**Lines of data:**
^^^^^^^^

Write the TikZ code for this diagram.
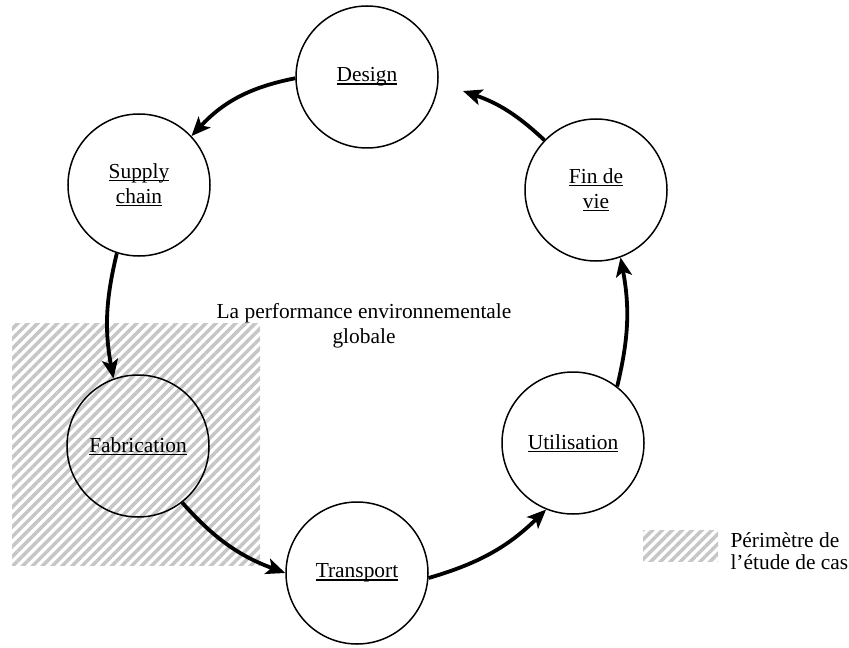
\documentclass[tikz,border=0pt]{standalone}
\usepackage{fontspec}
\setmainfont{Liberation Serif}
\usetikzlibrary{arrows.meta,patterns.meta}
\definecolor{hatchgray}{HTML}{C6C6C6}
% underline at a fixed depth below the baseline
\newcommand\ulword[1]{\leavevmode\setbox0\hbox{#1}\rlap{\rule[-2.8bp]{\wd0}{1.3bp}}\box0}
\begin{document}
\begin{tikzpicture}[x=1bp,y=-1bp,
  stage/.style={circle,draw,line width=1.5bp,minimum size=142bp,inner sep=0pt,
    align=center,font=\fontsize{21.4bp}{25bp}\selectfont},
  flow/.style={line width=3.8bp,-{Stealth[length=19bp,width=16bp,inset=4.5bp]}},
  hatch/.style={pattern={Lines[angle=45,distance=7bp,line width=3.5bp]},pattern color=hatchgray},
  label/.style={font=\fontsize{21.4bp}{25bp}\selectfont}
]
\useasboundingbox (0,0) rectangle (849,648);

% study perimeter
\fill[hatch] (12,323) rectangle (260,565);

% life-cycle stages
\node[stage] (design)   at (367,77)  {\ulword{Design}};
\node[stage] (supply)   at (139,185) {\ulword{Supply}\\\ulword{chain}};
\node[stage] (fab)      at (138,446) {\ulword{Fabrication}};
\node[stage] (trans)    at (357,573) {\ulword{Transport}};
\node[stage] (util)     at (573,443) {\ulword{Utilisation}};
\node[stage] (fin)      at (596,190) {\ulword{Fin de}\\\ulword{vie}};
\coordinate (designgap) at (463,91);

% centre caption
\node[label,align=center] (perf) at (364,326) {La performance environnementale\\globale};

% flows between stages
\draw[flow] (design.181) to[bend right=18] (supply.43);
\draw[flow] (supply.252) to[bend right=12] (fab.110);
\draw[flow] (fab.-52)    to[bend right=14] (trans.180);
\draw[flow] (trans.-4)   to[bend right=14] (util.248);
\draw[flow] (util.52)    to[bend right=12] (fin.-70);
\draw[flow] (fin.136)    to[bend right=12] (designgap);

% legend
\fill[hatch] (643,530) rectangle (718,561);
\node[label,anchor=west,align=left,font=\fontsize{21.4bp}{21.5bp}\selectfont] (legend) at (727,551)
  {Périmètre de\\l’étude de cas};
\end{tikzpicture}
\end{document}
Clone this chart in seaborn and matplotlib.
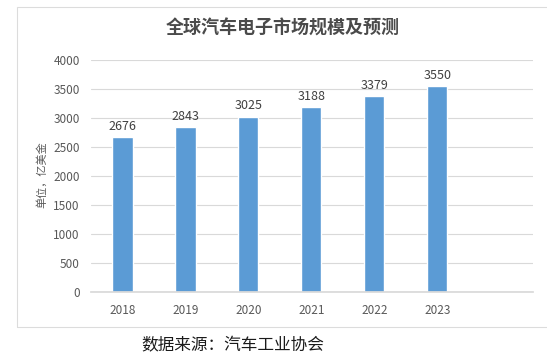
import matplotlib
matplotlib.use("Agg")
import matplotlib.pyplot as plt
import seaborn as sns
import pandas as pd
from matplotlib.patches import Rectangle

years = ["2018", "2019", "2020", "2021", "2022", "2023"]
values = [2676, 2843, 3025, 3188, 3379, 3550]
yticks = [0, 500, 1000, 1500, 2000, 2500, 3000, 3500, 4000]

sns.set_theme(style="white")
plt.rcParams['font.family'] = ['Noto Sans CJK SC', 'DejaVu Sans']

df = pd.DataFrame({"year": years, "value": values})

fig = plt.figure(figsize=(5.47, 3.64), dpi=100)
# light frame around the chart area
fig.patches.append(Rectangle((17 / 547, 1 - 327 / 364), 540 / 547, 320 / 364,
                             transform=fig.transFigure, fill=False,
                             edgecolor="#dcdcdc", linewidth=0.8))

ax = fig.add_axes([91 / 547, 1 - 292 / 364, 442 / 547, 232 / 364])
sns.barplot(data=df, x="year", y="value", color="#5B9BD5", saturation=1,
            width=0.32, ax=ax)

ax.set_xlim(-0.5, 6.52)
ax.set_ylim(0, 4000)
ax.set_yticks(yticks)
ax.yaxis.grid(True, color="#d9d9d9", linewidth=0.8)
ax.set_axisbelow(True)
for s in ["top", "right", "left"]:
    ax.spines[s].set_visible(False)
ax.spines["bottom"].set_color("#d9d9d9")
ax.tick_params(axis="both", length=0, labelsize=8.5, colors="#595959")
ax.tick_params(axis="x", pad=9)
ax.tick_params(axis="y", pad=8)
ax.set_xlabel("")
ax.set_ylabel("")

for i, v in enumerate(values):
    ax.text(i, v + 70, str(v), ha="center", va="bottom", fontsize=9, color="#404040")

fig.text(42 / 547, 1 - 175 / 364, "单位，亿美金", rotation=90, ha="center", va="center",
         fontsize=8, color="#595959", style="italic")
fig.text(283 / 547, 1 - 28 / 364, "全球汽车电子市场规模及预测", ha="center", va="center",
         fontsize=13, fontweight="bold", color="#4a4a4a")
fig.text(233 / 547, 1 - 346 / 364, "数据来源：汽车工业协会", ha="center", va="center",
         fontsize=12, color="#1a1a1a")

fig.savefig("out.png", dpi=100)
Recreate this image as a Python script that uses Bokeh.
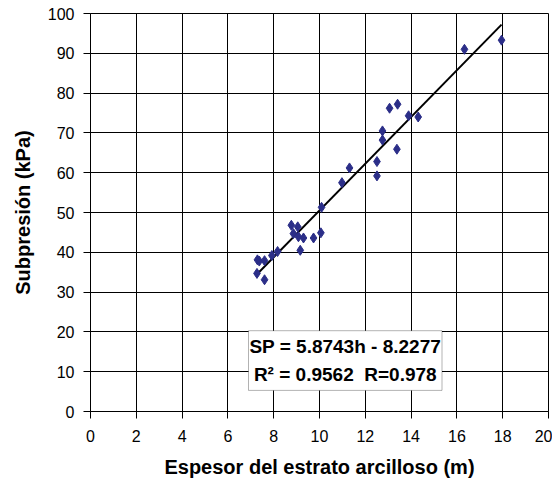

^^^^^^^^

**What you are asked to do:** From the line containing "Clone this chart in seaborn and matplotlib." to the end of the data above, give those lines again verbatim, with both endpoints included and no images.

**Reply:**
Clone this chart in seaborn and matplotlib.
import matplotlib
matplotlib.use("Agg")
import matplotlib.pyplot as plt
import seaborn as sns
import pandas as pd
from matplotlib.patches import Rectangle

years = ["2018", "2019", "2020", "2021", "2022", "2023"]
values = [2676, 2843, 3025, 3188, 3379, 3550]
yticks = [0, 500, 1000, 1500, 2000, 2500, 3000, 3500, 4000]

sns.set_theme(style="white")
plt.rcParams['font.family'] = ['Noto Sans CJK SC', 'DejaVu Sans']

df = pd.DataFrame({"year": years, "value": values})

fig = plt.figure(figsize=(5.47, 3.64), dpi=100)
# light frame around the chart area
fig.patches.append(Rectangle((17 / 547, 1 - 327 / 364), 540 / 547, 320 / 364,
                             transform=fig.transFigure, fill=False,
                             edgecolor="#dcdcdc", linewidth=0.8))

ax = fig.add_axes([91 / 547, 1 - 292 / 364, 442 / 547, 232 / 364])
sns.barplot(data=df, x="year", y="value", color="#5B9BD5", saturation=1,
            width=0.32, ax=ax)

ax.set_xlim(-0.5, 6.52)
ax.set_ylim(0, 4000)
ax.set_yticks(yticks)
ax.yaxis.grid(True, color="#d9d9d9", linewidth=0.8)
ax.set_axisbelow(True)
for s in ["top", "right", "left"]:
    ax.spines[s].set_visible(False)
ax.spines["bottom"].set_color("#d9d9d9")
ax.tick_params(axis="both", length=0, labelsize=8.5, colors="#595959")
ax.tick_params(axis="x", pad=9)
ax.tick_params(axis="y", pad=8)
ax.set_xlabel("")
ax.set_ylabel("")

for i, v in enumerate(values):
    ax.text(i, v + 70, str(v), ha="center", va="bottom", fontsize=9, color="#404040")

fig.text(42 / 547, 1 - 175 / 364, "单位，亿美金", rotation=90, ha="center", va="center",
         fontsize=8, color="#595959", style="italic")
fig.text(283 / 547, 1 - 28 / 364, "全球汽车电子市场规模及预测", ha="center", va="center",
         fontsize=13, fontweight="bold", color="#4a4a4a")
fig.text(233 / 547, 1 - 346 / 364, "数据来源：汽车工业协会", ha="center", va="center",
         fontsize=12, color="#1a1a1a")

fig.savefig("out.png", dpi=100)
Recreate this image as a Python script that uses Bokeh.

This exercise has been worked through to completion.